The exercise
Extract the records below word for word and ignore the images.

Data supplied

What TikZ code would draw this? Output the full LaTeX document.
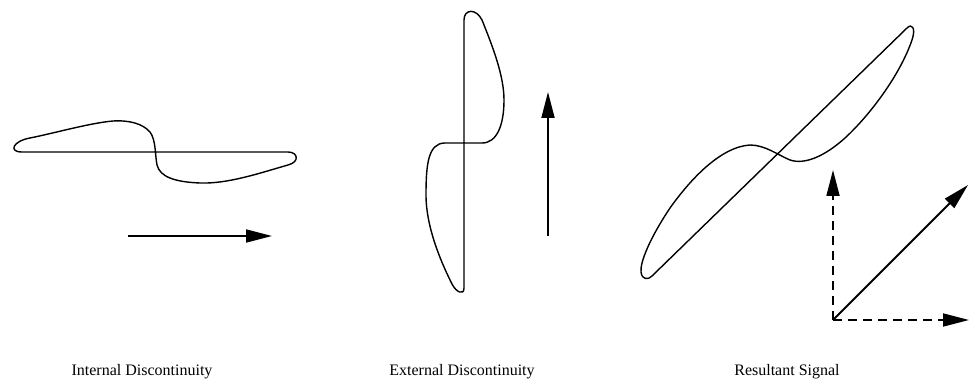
\documentclass[tikz,border=0pt]{standalone}
\usepackage{fontspec}
\setmainfont{Liberation Serif}
\usetikzlibrary{arrows.meta}
\tikzset{
  curve/.style={line width=1.4pt, line join=round},
  vec/.style={line width=1.8pt, -{Triangle[length=26pt,width=13pt]}},
  dvec/.style={vec, dash pattern=on 9pt off 6pt},
  caption/.style={font=\fontsize{16}{18}\selectfont, inner sep=0pt}
}
\begin{document}
\begin{tikzpicture}[x=1pt,y=-1pt]
\useasboundingbox (0,0) rectangle (969,382);
% Internal discontinuity
\draw[curve] (22,152) -- (288,152) .. controls (298,152) and (300,162) .. (288,165)
  .. controls (260,173) and (228,184) .. (200,183)
  .. controls (175,182) and (160,177) .. (157,165)
  .. controls (155,155) and (156,140) .. (150,132)
  .. controls (143,124) and (130,120) .. (113,121)
  .. controls (90,123) and (55,133) .. (30,138)
  .. controls (13,141) and (8,152) .. (22,152) -- cycle;
\coordinate (a1s) at (128,236);
\coordinate (a1e) at (272,236);
\draw[vec] (a1s) -- (a1e);
% External discontinuity
\draw[curve] (464,288) -- (464,20) .. controls (464,9) and (476,8) .. (482,20)
  .. controls (492,45) and (504,75) .. (504,100)
  .. controls (504,125) and (497,143) .. (482,143) -- (445,143)
  .. controls (428,143) and (426,165) .. (426,195)
  .. controls (426,230) and (444,268) .. (452,284)
  .. controls (456,292) and (464,296) .. (464,288) -- cycle;
\coordinate (a2s) at (548,236);
\coordinate (a2e) at (548,92);
\draw[vec] (a2s) -- (a2e);
% Resultant signal
\draw[curve] (652,276) -- (907,28) .. controls (912,23) and (916,28) .. (912,40)
  .. controls (900,75) and (870,115) .. (845,138)
  .. controls (825,156) and (805,165) .. (790,160)
  .. controls (778,155) and (765,145) .. (750,145)
  .. controls (720,147) and (690,180) .. (670,208)
  .. controls (650,238) and (640,262) .. (641,272)
  .. controls (642,280) and (648,280) .. (652,276) -- cycle;
\coordinate (o) at (833,320);
\coordinate (up) at (833,170);
\coordinate (rt) at (969,320);
\coordinate (dg) at (968,185);
\draw[dvec] (o) -- (up);
\draw[dvec] (o) -- (rt);
\draw[vec] (o) -- (dg);
% captions
\node[caption] (l1) at (142,372) {Internal Discontinuity};
\node[caption] (l2) at (462,372) {External Discontinuity};
\node[caption] (l3) at (787,372) {Resultant Signal};
\end{tikzpicture}
\end{document}
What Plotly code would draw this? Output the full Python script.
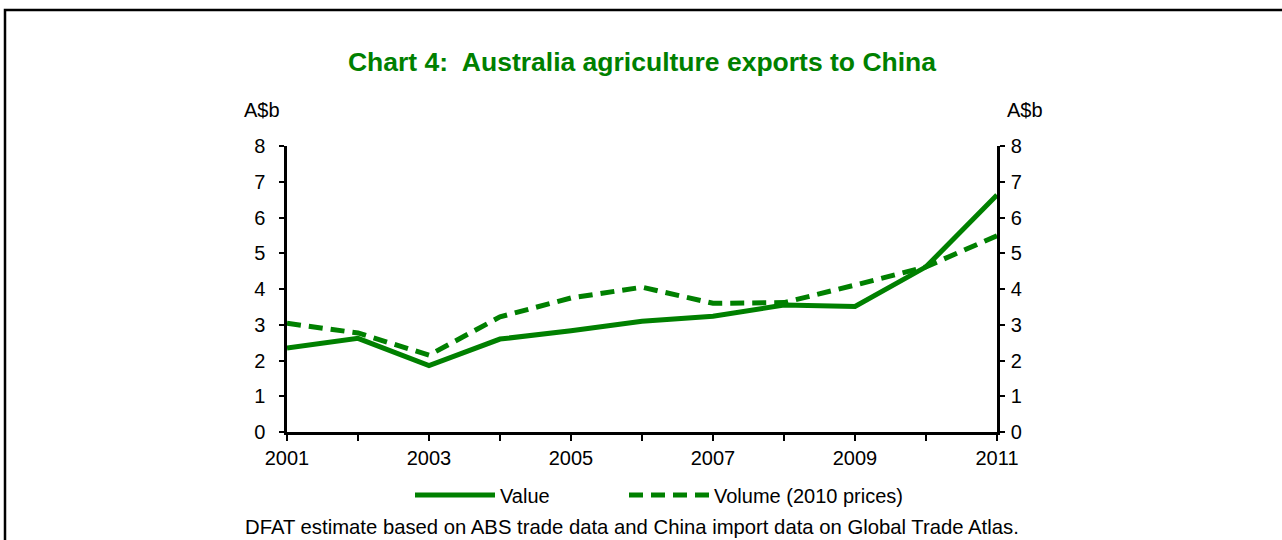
import plotly.graph_objects as go

years = [2001, 2002, 2003, 2004, 2005, 2006, 2007, 2008, 2009, 2010, 2011]
value = [2.35, 2.62, 1.86, 2.60, 2.83, 3.10, 3.24, 3.55, 3.51, 4.62, 6.63]
volume = [3.04, 2.77, 2.15, 3.22, 3.75, 4.05, 3.60, 3.62, 4.11, 4.62, 5.49]
xtick_labels = ["2001", "", "2003", "", "2005", "", "2007", "", "2009", "", "2011"]
ytick_vals = [0, 1, 2, 3, 4, 5, 6, 7, 8]

GREEN = "#008000"
W, H = 1282, 540
L, R, T, B = 287, 285, 146, 108
pw, ph = W - L - R, H - T - B


def px_x(p):
    return (p - L) / pw


def px_y(p):
    return (H - B - p) / ph


FAM = "Arial, Liberation Sans, sans-serif"
font = dict(family=FAM, size=20, color="black")

fig = go.Figure()
fig.add_trace(go.Scatter(x=years, y=value, name="Value", mode="lines",
                         line=dict(color=GREEN, width=5), legend="legend"))
fig.add_trace(go.Scatter(x=years, y=volume, name="Volume (2010 prices)", mode="lines",
                         line=dict(color=GREEN, width=5, dash="14px,8px"), legend="legend2"))
# invisible trace to drive right axis
fig.add_trace(go.Scatter(x=years, y=volume, yaxis="y2", mode="lines",
                         line=dict(width=0), showlegend=False, hoverinfo="skip", opacity=0))

legend_common = dict(orientation="h", xref="paper", xanchor="left",
                     y=px_y(495), yanchor="middle", itemwidth=80,
                     font=dict(family=FAM, size=20, color="black"),
                     bgcolor="rgba(0,0,0,0)", itemsizing="trace")

fig.update_layout(
    width=W, height=H,
    margin=dict(l=L, r=R, t=T, b=B),
    paper_bgcolor="white", plot_bgcolor="white",
    font=font,
    showlegend=True,
    title=dict(text="<b>Chart 4:  Australia agriculture exports to China</b>",
               font=dict(family=FAM, size=26.5, color=GREEN),
               x=0.5, xanchor="center", xref="paper", y=1 - 62 / H, yanchor="middle", yref="container"),
    xaxis=dict(range=[2001, 2011], tickvals=years, ticktext=xtick_labels,
               showgrid=False, zeroline=False, showline=True, linecolor="black", linewidth=2.5,
               ticks="outside", ticklen=6, tickwidth=2, tickcolor="black",
               tickfont=font),
    yaxis=dict(range=[0, 8], tickvals=ytick_vals, showgrid=False, zeroline=False,
               showline=True, linecolor="black", linewidth=2.5,
               ticks="outside", ticklen=5, tickwidth=2, tickcolor="black",
               ticklabelstandoff=10, tickfont=font),
    yaxis2=dict(range=[0, 8], tickvals=ytick_vals, overlaying="y", side="right",
                showgrid=False, zeroline=False, showline=True, linecolor="black", linewidth=2.5,
                ticks="outside", ticklen=5, tickwidth=2, tickcolor="black",
                ticklabelstandoff=2, tickfont=font),
    legend=dict(x=px_x(410), **legend_common),
    legend2=dict(x=px_x(624), **legend_common),
    annotations=[
        dict(text="A$b", x=px_x(262), y=px_y(110), xref="paper", yref="paper",
             showarrow=False, font=font, xanchor="center", yanchor="middle"),
        dict(text="A$b", x=px_x(1025), y=px_y(110), xref="paper", yref="paper",
             showarrow=False, font=font, xanchor="center", yanchor="middle"),
        dict(text="DFAT estimate based on ABS trade data and China import data on Global Trade Atlas.",
             x=px_x(632), y=px_y(527), xref="paper", yref="paper",
             showarrow=False, font=dict(family=FAM, size=20.3, color="black"),
             xanchor="center", yanchor="middle"),
    ],
    shapes=[
        dict(type="rect", xref="paper", yref="paper",
             x0=px_x(5), x1=px_x(1300), y0=px_y(560), y1=px_y(10),
             line=dict(color="black", width=2.5), fillcolor="rgba(0,0,0,0)", layer="below"),
    ],
)

fig.write_html("out.html", config={"displayModeBar": False},
               post_script="document.body.style.margin='0px';document.body.style.overflow='hidden';")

Exercise output
What TikZ code would draw this? Output the full LaTeX document.
\documentclass[tikz,border=0pt]{standalone}
\usepackage{fontspec}
\setmainfont{Liberation Serif}
\usetikzlibrary{arrows.meta}
\tikzset{
  curve/.style={line width=1.4pt, line join=round},
  vec/.style={line width=1.8pt, -{Triangle[length=26pt,width=13pt]}},
  dvec/.style={vec, dash pattern=on 9pt off 6pt},
  caption/.style={font=\fontsize{16}{18}\selectfont, inner sep=0pt}
}
\begin{document}
\begin{tikzpicture}[x=1pt,y=-1pt]
\useasboundingbox (0,0) rectangle (969,382);
% Internal discontinuity
\draw[curve] (22,152) -- (288,152) .. controls (298,152) and (300,162) .. (288,165)
  .. controls (260,173) and (228,184) .. (200,183)
  .. controls (175,182) and (160,177) .. (157,165)
  .. controls (155,155) and (156,140) .. (150,132)
  .. controls (143,124) and (130,120) .. (113,121)
  .. controls (90,123) and (55,133) .. (30,138)
  .. controls (13,141) and (8,152) .. (22,152) -- cycle;
\coordinate (a1s) at (128,236);
\coordinate (a1e) at (272,236);
\draw[vec] (a1s) -- (a1e);
% External discontinuity
\draw[curve] (464,288) -- (464,20) .. controls (464,9) and (476,8) .. (482,20)
  .. controls (492,45) and (504,75) .. (504,100)
  .. controls (504,125) and (497,143) .. (482,143) -- (445,143)
  .. controls (428,143) and (426,165) .. (426,195)
  .. controls (426,230) and (444,268) .. (452,284)
  .. controls (456,292) and (464,296) .. (464,288) -- cycle;
\coordinate (a2s) at (548,236);
\coordinate (a2e) at (548,92);
\draw[vec] (a2s) -- (a2e);
% Resultant signal
\draw[curve] (652,276) -- (907,28) .. controls (912,23) and (916,28) .. (912,40)
  .. controls (900,75) and (870,115) .. (845,138)
  .. controls (825,156) and (805,165) .. (790,160)
  .. controls (778,155) and (765,145) .. (750,145)
  .. controls (720,147) and (690,180) .. (670,208)
  .. controls (650,238) and (640,262) .. (641,272)
  .. controls (642,280) and (648,280) .. (652,276) -- cycle;
\coordinate (o) at (833,320);
\coordinate (up) at (833,170);
\coordinate (rt) at (969,320);
\coordinate (dg) at (968,185);
\draw[dvec] (o) -- (up);
\draw[dvec] (o) -- (rt);
\draw[vec] (o) -- (dg);
% captions
\node[caption] (l1) at (142,372) {Internal Discontinuity};
\node[caption] (l2) at (462,372) {External Discontinuity};
\node[caption] (l3) at (787,372) {Resultant Signal};
\end{tikzpicture}
\end{document}
What Plotly code would draw this? Output the full Python script.
import plotly.graph_objects as go

years = [2001, 2002, 2003, 2004, 2005, 2006, 2007, 2008, 2009, 2010, 2011]
value = [2.35, 2.62, 1.86, 2.60, 2.83, 3.10, 3.24, 3.55, 3.51, 4.62, 6.63]
volume = [3.04, 2.77, 2.15, 3.22, 3.75, 4.05, 3.60, 3.62, 4.11, 4.62, 5.49]
xtick_labels = ["2001", "", "2003", "", "2005", "", "2007", "", "2009", "", "2011"]
ytick_vals = [0, 1, 2, 3, 4, 5, 6, 7, 8]

GREEN = "#008000"
W, H = 1282, 540
L, R, T, B = 287, 285, 146, 108
pw, ph = W - L - R, H - T - B


def px_x(p):
    return (p - L) / pw


def px_y(p):
    return (H - B - p) / ph


FAM = "Arial, Liberation Sans, sans-serif"
font = dict(family=FAM, size=20, color="black")

fig = go.Figure()
fig.add_trace(go.Scatter(x=years, y=value, name="Value", mode="lines",
                         line=dict(color=GREEN, width=5), legend="legend"))
fig.add_trace(go.Scatter(x=years, y=volume, name="Volume (2010 prices)", mode="lines",
                         line=dict(color=GREEN, width=5, dash="14px,8px"), legend="legend2"))
# invisible trace to drive right axis
fig.add_trace(go.Scatter(x=years, y=volume, yaxis="y2", mode="lines",
                         line=dict(width=0), showlegend=False, hoverinfo="skip", opacity=0))

legend_common = dict(orientation="h", xref="paper", xanchor="left",
                     y=px_y(495), yanchor="middle", itemwidth=80,
                     font=dict(family=FAM, size=20, color="black"),
                     bgcolor="rgba(0,0,0,0)", itemsizing="trace")

fig.update_layout(
    width=W, height=H,
    margin=dict(l=L, r=R, t=T, b=B),
    paper_bgcolor="white", plot_bgcolor="white",
    font=font,
    showlegend=True,
    title=dict(text="<b>Chart 4:  Australia agriculture exports to China</b>",
               font=dict(family=FAM, size=26.5, color=GREEN),
               x=0.5, xanchor="center", xref="paper", y=1 - 62 / H, yanchor="middle", yref="container"),
    xaxis=dict(range=[2001, 2011], tickvals=years, ticktext=xtick_labels,
               showgrid=False, zeroline=False, showline=True, linecolor="black", linewidth=2.5,
               ticks="outside", ticklen=6, tickwidth=2, tickcolor="black",
               tickfont=font),
    yaxis=dict(range=[0, 8], tickvals=ytick_vals, showgrid=False, zeroline=False,
               showline=True, linecolor="black", linewidth=2.5,
               ticks="outside", ticklen=5, tickwidth=2, tickcolor="black",
               ticklabelstandoff=10, tickfont=font),
    yaxis2=dict(range=[0, 8], tickvals=ytick_vals, overlaying="y", side="right",
                showgrid=False, zeroline=False, showline=True, linecolor="black", linewidth=2.5,
                ticks="outside", ticklen=5, tickwidth=2, tickcolor="black",
                ticklabelstandoff=2, tickfont=font),
    legend=dict(x=px_x(410), **legend_common),
    legend2=dict(x=px_x(624), **legend_common),
    annotations=[
        dict(text="A$b", x=px_x(262), y=px_y(110), xref="paper", yref="paper",
             showarrow=False, font=font, xanchor="center", yanchor="middle"),
        dict(text="A$b", x=px_x(1025), y=px_y(110), xref="paper", yref="paper",
             showarrow=False, font=font, xanchor="center", yanchor="middle"),
        dict(text="DFAT estimate based on ABS trade data and China import data on Global Trade Atlas.",
             x=px_x(632), y=px_y(527), xref="paper", yref="paper",
             showarrow=False, font=dict(family=FAM, size=20.3, color="black"),
             xanchor="center", yanchor="middle"),
    ],
    shapes=[
        dict(type="rect", xref="paper", yref="paper",
             x0=px_x(5), x1=px_x(1300), y0=px_y(560), y1=px_y(10),
             line=dict(color="black", width=2.5), fillcolor="rgba(0,0,0,0)", layer="below"),
    ],
)

fig.write_html("out.html", config={"displayModeBar": False},
               post_script="document.body.style.margin='0px';document.body.style.overflow='hidden';")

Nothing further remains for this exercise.